LG Chem Ltd., South Korea’s top chemicals company, said Wednesday that it has decided to invest 239.4 billion won (US$224.8 million) in two separate joint ventures with Huayou Cobalt Co., a Chinese supplier of the mineral.
The deal underscored LG Chem’s efforts to secure a stable supply of cobalt, a key material in making electric vehicle (EV) batteries.
Cobalt prices jumped to $95.6 per kilogram at the end of March, compared with $32.7 per kilogram at the end of 2016, according to Metal Bulletin, a leading provider of global metal and steel prices.
The two joint ventures — set to be completed in China by 2020 — will have an annual production capacity of 40,000 tons of precursors and cathodes, respectively, an amount that can make batteries for about 400,000 EVs.
LG Chem Vice Chairman and CEO Park Jin-soo said the joint ventures will help LG Chem further strengthen its cost competitiveness.
LG Chem said it plans to boost the annual production capacity of precursors and cathodes to 100,000 tons each in case the demand goes up.
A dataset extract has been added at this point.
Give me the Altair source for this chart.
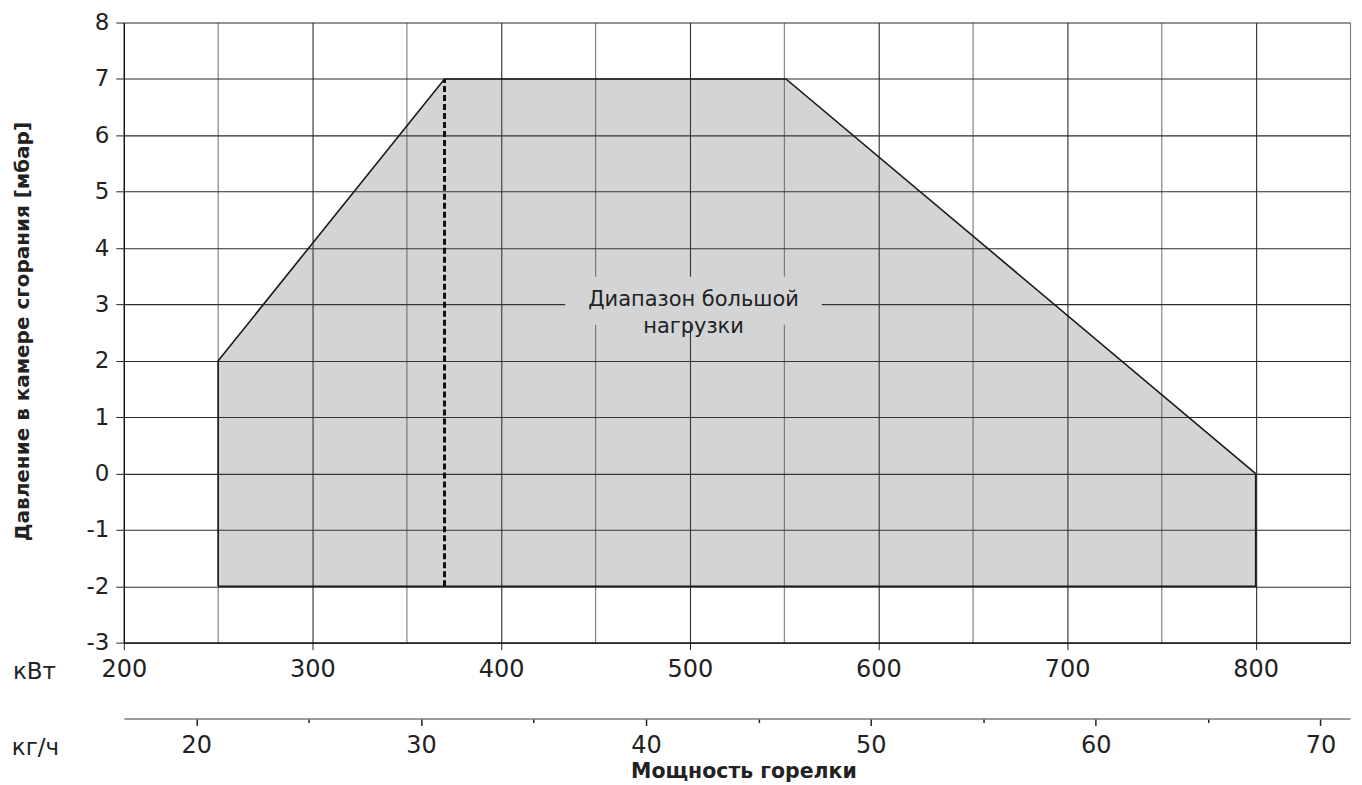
import altair as alt
import pandas as pd

FONT = "DejaVu Sans"

# ---- data ----
KW_DOMAIN = [200, 850]
P_DOMAIN = [-3, 8]
KGH_DOMAIN = [16.78, 71.31]

kw_grid = [200, 250, 300, 350, 400, 450, 500, 550, 600, 650, 700, 750, 800, 850]
p_ticks = [-3, -2, -1, 0, 1, 2, 3, 4, 5, 6, 7, 8]
kgh_ticks = [20, 25, 30, 35, 40, 45, 50, 55, 60, 65, 70]

# operating envelope (outline, closed)
env_kw = [250, 250, 370, 551, 800, 800, 250]
env_p = [-2, 2, 7, 7, 0, -2, -2]

# filled area (upper edge, lower edge)
area_kw = [250, 370, 551, 800]
area_top = [2, 7, 7, 0]
area_bottom = [-2, -2, -2, -2]

# dashed vertical line
dash_kw = [370]
dash_p0 = [-2]
dash_p1 = [7]

# label
label_text = ["Диапазон большой\nнагрузки"]
label_kw = [502]
label_p = [3.07]
box_kw0 = [434]
box_kw1 = [570]
box_p0 = [2.64]
box_p1 = [3.49]

# ---- frames ----
env_df = pd.DataFrame({"kw": env_kw, "p": env_p, "i": list(range(len(env_kw)))})
area_df = pd.DataFrame({"kw": area_kw, "top": area_top, "bottom": area_bottom})
dash_df = pd.DataFrame({"kw": dash_kw, "p0": dash_p0, "p1": dash_p1})
label_df = pd.DataFrame({"kw": label_kw, "p": label_p, "t": label_text})
box_df = pd.DataFrame({"x0": box_kw0, "x1": box_kw1, "y0": box_p0, "y1": box_p1})
kgh_df = pd.DataFrame({"kgh": KGH_DOMAIN})
title_df = pd.DataFrame({"t": ["Мощность горелки"]})

x_scale = alt.Scale(domain=KW_DOMAIN, nice=False, zero=False)
y_scale = alt.Scale(domain=P_DOMAIN, nice=False, zero=False)

is100 = "datum.value % 100 === 0"

x_axis = alt.Axis(
    values=kw_grid,
    labelExpr=f"{is100} ? datum.label : ''",
    format="d",
    grid=True,
    gridColor={"condition": {"test": is100, "value": "#2b2b2b"}, "value": "#7a7a7a"},
    gridWidth=1.1,
    tickOpacity={"condition": {"test": is100, "value": 1}, "value": 0},
    tickSize=7,
    tickColor="#222222",
    domainColor="#111111",
    domainWidth=1.3,
    labelFontSize=24,
    labelPadding=8,
    labelFlush=False,
    labelOverlap=False,
    title="кВт",
    titleFontWeight="normal",
    titleFontSize=23,
    titleAngle=0,
    titleAlign="center",
    titleBaseline="middle",
    titleX=-90,
    titleY=29,
)

y_axis = alt.Axis(
    values=p_ticks,
    labelExpr="datum.value < 0 ? '-' + abs(datum.value) : '' + datum.value",
    grid=True,
    gridColor="#2b2b2b",
    gridWidth=1.1,
    tickSize=8,
    tickColor="#222222",
    domainColor="#111111",
    domainWidth=1.3,
    labelFontSize=23,
    labelPadding=7,
    labelOverlap=False,
    title="Давление в камере сгорания [мбар]",
    titleFontWeight="bold",
    titleFontSize=20,
    titleAngle=-90,
    titleAlign="center",
    titleBaseline="middle",
    titleX=-101,
    titleY=309,
)

area = alt.Chart(area_df).mark_area(
    fill="rgb(79,83,91)", fillOpacity=0.25
).encode(
    x=alt.X("kw:Q", scale=x_scale, axis=x_axis),
    y=alt.Y("top:Q", scale=y_scale, axis=y_axis),
    y2="bottom:Q",
)

box = alt.Chart(box_df).mark_rect(color="#d3d4d6").encode(
    x="x0:Q", x2="x1:Q", y="y0:Q", y2="y1:Q"
)

outline = alt.Chart(env_df).mark_line(color="#1a1a1a", strokeWidth=1.6).encode(
    x="kw:Q", y="p:Q", order="i:Q"
)

dash = alt.Chart(dash_df).mark_rule(
    color="#111111", strokeWidth=3, strokeDash=[6, 3]
).encode(x="kw:Q", y="p0:Q", y2="p1:Q")

label = alt.Chart(label_df).mark_text(
    font=FONT, fontSize=21, lineHeight=27, lineBreak="\n", color="#222222",
    align="center", baseline="middle"
).encode(x="kw:Q", y="p:Q", text="t:N")

bottom_title = alt.Chart(title_df).mark_text(
    font=FONT, fontSize=20.5, fontWeight="bold", color="#222222",
    align="center", baseline="middle"
).encode(x=alt.value(621), y=alt.value(751), text="t:N")

main = alt.layer(area, box, outline, dash, label, bottom_title)

kg_axis = alt.Axis(
    orient="bottom",
    offset=76,
    values=kgh_ticks,
    labelExpr="datum.value % 10 === 0 ? datum.label : ''",
    format="d",
    grid=False,
    domainColor="#7a7a7a",
    domainWidth=1.6,
    tickSize={"condition": {"test": "datum.value % 10 === 0", "value": 7}, "value": 4},
    tickColor="#222222",
    tickWidth=1.5,
    labelFontSize=24,
    labelPadding=8,
    labelFlush=False,
    labelOverlap=False,
    title="кг/ч",
    titleFontWeight="normal",
    titleFontSize=23,
    titleAngle=0,
    titleAlign="center",
    titleBaseline="middle",
    titleX=-89,
    titleY=29,
)

kg = alt.Chart(kgh_df).mark_point(opacity=0).encode(
    x=alt.X("kgh:Q", scale=alt.Scale(domain=KGH_DOMAIN, nice=False, zero=False), axis=kg_axis)
)

chart = alt.layer(main, kg).resolve_scale(x="independent").properties(
    width=1228,
    height=621,
    autosize=alt.AutoSizeParams(type="none"),
    padding={"left": 116, "top": 14, "right": 4, "bottom": 150},
).configure(font=FONT).configure_view(stroke=None).configure_axis(
    labelColor="#222222", titleColor="#222222", labelFont=FONT, titleFont=FONT
)

chart.save("out.html", embed_options={"renderer": "svg", "actions": False})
Currently, the South Korean company is a key supplier of batteries to U.S. auto giant General Motors, Volvo and Renault, as well as South Korea’s largest carmaker, Hyundai Motor Co., and its smaller affiliate, Kia Motors Corp.
LG Chem operates electric vehicle battery plants in South Korea, China, the United States and Poland.
Shares in LG Chem were up 0.68 percent to 370,500 won as of 10:08 a.m., outperforming the broader KOSPI’s 0.15 percent gain.